Charli XCX’s Wuthering Heights trades Brat’s high-gloss chaos for a darker, gothic soundtrack album built on restraint, obsession, and cinematic tension. Guests include John Cale and Sky Ferreira.
When Charli XCX finished the relentless cycle around Brat, she didn’t double down on pop superstardom. She disappeared into something darker, stranger, and far more atmospheric. Wuthering Heights arrives as a sharp left turn: a full soundtrack album written in response to Emerald Fennell’s upcoming film adaptation of the Emily Brontë classic.
The project began in late 2024, when Fennell approached Charli for a single song. Instead, Charli read the screenplay and came back with a bigger idea: an entire album built to live inside the emotional weather of the story. Recorded throughout 2025 with longtime collaborator Finn Keane, Wuthering Heights emerged as a body of work shaped by obsession, volatility, and restraint. Charli has described the sound in stark terms: elegant and brutal, gothic and deeply British. That tension drives the album from start to finish.
This is not Charli retreating from pop. It’s Charli bending it. The songs lean into atmosphere and negative space, pulling from post-punk, art-pop, and cinematic minimalism while keeping her melodic instincts intact. Strings scrape, synths swell, beats pulse rather than explode. Everything feels intentional, measured, and emotionally charged.
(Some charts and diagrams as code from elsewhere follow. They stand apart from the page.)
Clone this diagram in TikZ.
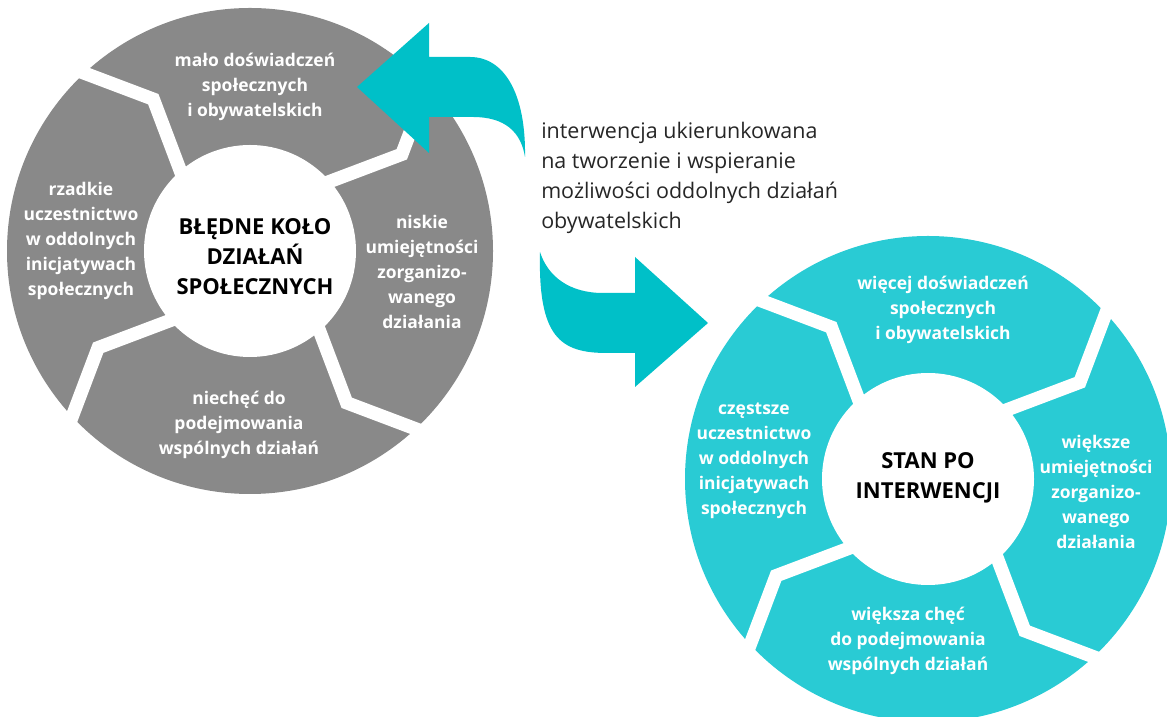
\documentclass[tikz,border=0pt]{standalone}
\usepackage{fontspec}
\setmainfont{Open Sans}

\definecolor{ringgray}{HTML}{898989}
\definecolor{ringcyan}{HTML}{29CBD4}
\definecolor{arrowcyan}{HTML}{00C0C8}

\tikzset{
  gapline/.style={white, line width=10pt, line join=miter},
  seglabel/.style={text=white, align=center, inner sep=0pt,
    font=\fontsize{13.1}{18.75}\selectfont\bfseries},
  hubtitle/.style={text=black, align=center, inner sep=0pt,
    font=\fontsize{16.5}{22.5}\selectfont\bfseries},
  midnote/.style={text=black!85, align=left, inner sep=0pt,
    font=\fontsize{16.1}{22.5}\selectfont},
  bigarrow/.style={fill=arrowcyan, draw=none},
}

\begin{document}
\begin{tikzpicture}[x=0.75pt, y=0.75pt] %1 unit = 1 px
            \useasboundingbox (0,0) rectangle (1167,717);

            % left ring
            \fill[ringgray] (250,466) circle (243);
            \foreach \m in {32.5,122.5,212.5,302.5}
              \draw[gapline, shift={(250,466)}] (\m+12.5:262) -- (\m:180) -- (\m+11:95);
            \fill[white] (250,466) circle (106);

            \node[seglabel] (lTop) at (255,630) {mało doświadczeń\\społecznych\\i obywatelskich};
            \node[seglabel] (lRight) at (422,445) {niskie\\umiejętności\\zorganizo-\\wanego\\działania};
            \node[seglabel] (lBottom) at (239,292) {niechęć do\\podejmowania\\wspólnych działań};
            \node[seglabel] (lLeft) at (81,476) {rzadkie\\uczestnictwo\\w oddolnych\\inicjatywach\\społecznych};
            \node[hubtitle] (lHub) at (255,460) {BŁĘDNE KOŁO\\DZIAŁAŃ\\SPOŁECZNYCH};

            % right ring
            \fill[ringcyan] (928,238) circle (243);
            \foreach \m in {32.5,122.5,212.5,302.5}
              \draw[gapline, shift={(928,238)}] (\m+12.5:262) -- (\m:180) -- (\m+11:95);
            \fill[white] (928,238) circle (106);

            \node[seglabel] (rTop) at (943,407) {więcej doświadczeń\\społecznych\\i obywatelskich};
            \node[seglabel] (rRight) at (1096,225) {większe\\umiejętności\\zorganizo-\\wanego\\działania};
            \node[seglabel] (rBottom) at (908,76) {większa chęć\\do podejmowania\\wspólnych działań};
            \node[seglabel] (rLeft) at (754,256) {częstsze\\uczestnictwo\\w oddolnych\\inicjatywach\\społecznych};
            \node[hubtitle] (rHub) at (928,239) {STAN PO\\INTERWENCJI};

            % arrows
            \fill[bigarrow] (429,660) -- (470,660) .. controls (505,660) and (526,622) .. (525,560)
              .. controls (521,585) and (505,600) .. (473,600) -- (429,600) -- (429,564)
              -- (357,630) -- (429,694) -- cycle;
            \fill[bigarrow] (540,465) .. controls (538,380) and (560,364) .. (607,364) -- (635,364)
              -- (635,330) -- (708,394) -- (635,460) -- (635,424) -- (603,424)
              .. controls (570,424) and (548,440) .. (540,465) -- cycle;

            \node[midnote, anchor=west] (note) at (541,539) {interwencja ukierunkowana\\na tworzenie i wspieranie\\możliwości oddolnych działań\\obywatelskich};
\end{tikzpicture}
\end{document}
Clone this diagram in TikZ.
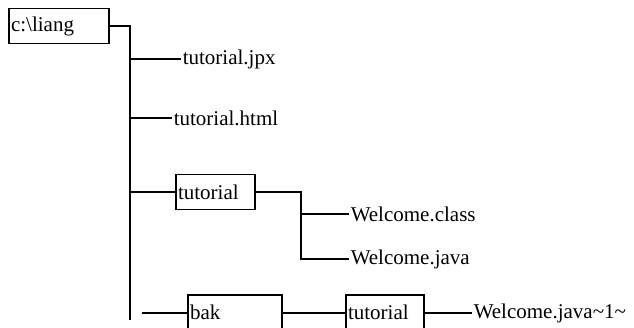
\documentclass[tikz,border=0pt]{standalone}
\usepackage{fontspec}
\setmainfont{Liberation Serif}

\begin{document}
\begin{tikzpicture}[x=1pt, y=-1pt, line width=1.5pt,
every node/.style={font=\fontsize{21}{24}\selectfont},
dirbox/.style={draw, rectangle, minimum height=35pt, inner sep=2pt, align=left},
leaf/.style={anchor=west, inner sep=1pt}]
\useasboundingbox (0,0) rectangle (634,328);
% folders
\node(root)[dirbox, text width=96pt] at (59,26) {c:\textbackslash liang};
\node(tut)[dirbox, text width=75pt] at (215.5,192) {tutorial};
\node(bak)[dirbox, text width=90pt] at (235,312.5) {bak};
\node(baktut)[dirbox, text width=74pt] at (385,312.5) {tutorial};
% files
\node(jpx)[leaf] at (181,59) {tutorial.jpx};
\node(html)[leaf] at (172,118) {tutorial.html};
\node(class)[leaf] at (349,214) {Welcome.class};
\node(java)[leaf] at (349,259) {Welcome.java};
\node(javaone)[leaf] at (472,313) {Welcome.java\textasciitilde 1\textasciitilde};
\coordinate(trunk) at (130,320);
\coordinate(fork) at (301,0);
\coordinate(stub) at (142,313);
% connectors
\draw (root.east) -| (trunk);
\draw (trunk |- jpx.west) -- (jpx.west);
\draw (trunk |- html.west) -- (html.west);
\draw (trunk |- tut.west) -- (tut.west);
\draw (tut.east) -| (fork |- java.west) -- (java.west);
\draw (fork |- class.west) -- (class.west);
\draw (stub) -- (bak.west |- stub);
\draw (bak.east |- stub) -- (baktut.west |- stub);
\draw (baktut.east |- stub) -- (javaone.west);
\end{tikzpicture}
\end{document}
The opening salvo, “House,” featuring John Cale, makes that shift unmistakable. Cale’s spoken-word delivery and abrasive textures set a confrontational tone, grounding the album in unease rather than release. It’s followed by tracks that trade immediacy for mood, allowing tension to build slowly. “Chains of Love” stands out as one of the album’s emotional anchors, pairing yearning vocals with glacial synth lines and orchestral accents that mirror the story’s fixation and pull.
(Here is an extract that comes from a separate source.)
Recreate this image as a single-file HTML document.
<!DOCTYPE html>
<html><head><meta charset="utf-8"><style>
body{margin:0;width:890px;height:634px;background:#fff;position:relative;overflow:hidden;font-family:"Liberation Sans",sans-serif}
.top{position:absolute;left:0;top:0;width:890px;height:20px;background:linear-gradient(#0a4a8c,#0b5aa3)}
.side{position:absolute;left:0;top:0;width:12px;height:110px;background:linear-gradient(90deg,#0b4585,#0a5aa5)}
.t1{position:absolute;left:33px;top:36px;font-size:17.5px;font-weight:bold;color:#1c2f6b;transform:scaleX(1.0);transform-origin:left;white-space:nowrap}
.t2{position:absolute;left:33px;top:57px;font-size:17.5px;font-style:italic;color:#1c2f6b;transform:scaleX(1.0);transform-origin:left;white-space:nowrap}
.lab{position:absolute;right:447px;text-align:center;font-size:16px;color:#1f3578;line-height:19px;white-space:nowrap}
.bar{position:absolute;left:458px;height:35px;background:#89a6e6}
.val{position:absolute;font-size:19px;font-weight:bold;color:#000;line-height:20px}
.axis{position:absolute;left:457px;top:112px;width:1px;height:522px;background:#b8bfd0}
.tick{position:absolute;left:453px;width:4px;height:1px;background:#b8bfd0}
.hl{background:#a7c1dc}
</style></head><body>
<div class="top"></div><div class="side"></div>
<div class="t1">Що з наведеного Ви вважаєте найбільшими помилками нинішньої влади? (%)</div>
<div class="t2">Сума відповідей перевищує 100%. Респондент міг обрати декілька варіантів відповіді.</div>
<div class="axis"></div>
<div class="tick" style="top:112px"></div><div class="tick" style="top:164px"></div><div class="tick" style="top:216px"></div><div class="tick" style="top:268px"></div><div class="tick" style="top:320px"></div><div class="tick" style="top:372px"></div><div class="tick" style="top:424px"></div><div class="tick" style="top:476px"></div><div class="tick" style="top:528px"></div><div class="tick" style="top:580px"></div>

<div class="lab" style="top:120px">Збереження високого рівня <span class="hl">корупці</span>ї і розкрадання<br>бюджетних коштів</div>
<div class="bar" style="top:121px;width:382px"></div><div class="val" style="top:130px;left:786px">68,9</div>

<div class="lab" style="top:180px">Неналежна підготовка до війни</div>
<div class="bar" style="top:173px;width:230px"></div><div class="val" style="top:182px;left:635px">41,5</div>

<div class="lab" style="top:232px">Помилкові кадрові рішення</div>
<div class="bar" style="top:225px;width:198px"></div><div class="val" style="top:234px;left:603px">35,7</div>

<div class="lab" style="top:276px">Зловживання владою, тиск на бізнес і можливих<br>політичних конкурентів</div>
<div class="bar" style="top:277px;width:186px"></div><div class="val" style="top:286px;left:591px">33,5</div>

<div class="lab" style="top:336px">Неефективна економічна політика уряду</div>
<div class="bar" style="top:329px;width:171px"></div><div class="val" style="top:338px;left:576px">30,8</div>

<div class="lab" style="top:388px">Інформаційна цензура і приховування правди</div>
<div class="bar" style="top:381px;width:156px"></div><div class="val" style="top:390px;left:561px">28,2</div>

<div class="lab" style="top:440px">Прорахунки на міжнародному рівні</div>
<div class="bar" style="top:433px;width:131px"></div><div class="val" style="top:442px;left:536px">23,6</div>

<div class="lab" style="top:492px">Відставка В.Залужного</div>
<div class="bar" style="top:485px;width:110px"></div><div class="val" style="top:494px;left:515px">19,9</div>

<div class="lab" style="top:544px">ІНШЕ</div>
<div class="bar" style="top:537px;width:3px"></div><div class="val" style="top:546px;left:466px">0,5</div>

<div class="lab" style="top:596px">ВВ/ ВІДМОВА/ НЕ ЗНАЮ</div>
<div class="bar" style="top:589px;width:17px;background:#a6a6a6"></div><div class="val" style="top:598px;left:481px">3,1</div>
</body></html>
Elsewhere, Charli balances intimacy with scale. “Wall of Sound” reframes her past maximalism into something colder and more controlled, while “Eyes of the World,” featuring Sky Ferreira, feels like a natural meeting point between two artists who understand the power of distance and detachment.
What’s striking is how fully Charli commits to the concept without turning the record into background music. Wuthering Heights functions as a standalone album first, film companion second. There are no filler interludes or scene-setting cues. Each song carries its own emotional weight, even as it feeds into a larger narrative arc.
After years defined by speed, volume, and provocation, Charli XCX has slowed the frame rate and sharpened the focus. Wuthering Heights captures an artist stepping away from the strobe lights and into a space that favors mood over momentum. It’s a controlled burn of a record, and one that quietly repositions her as a pop artist unafraid to trade immediacy for depth.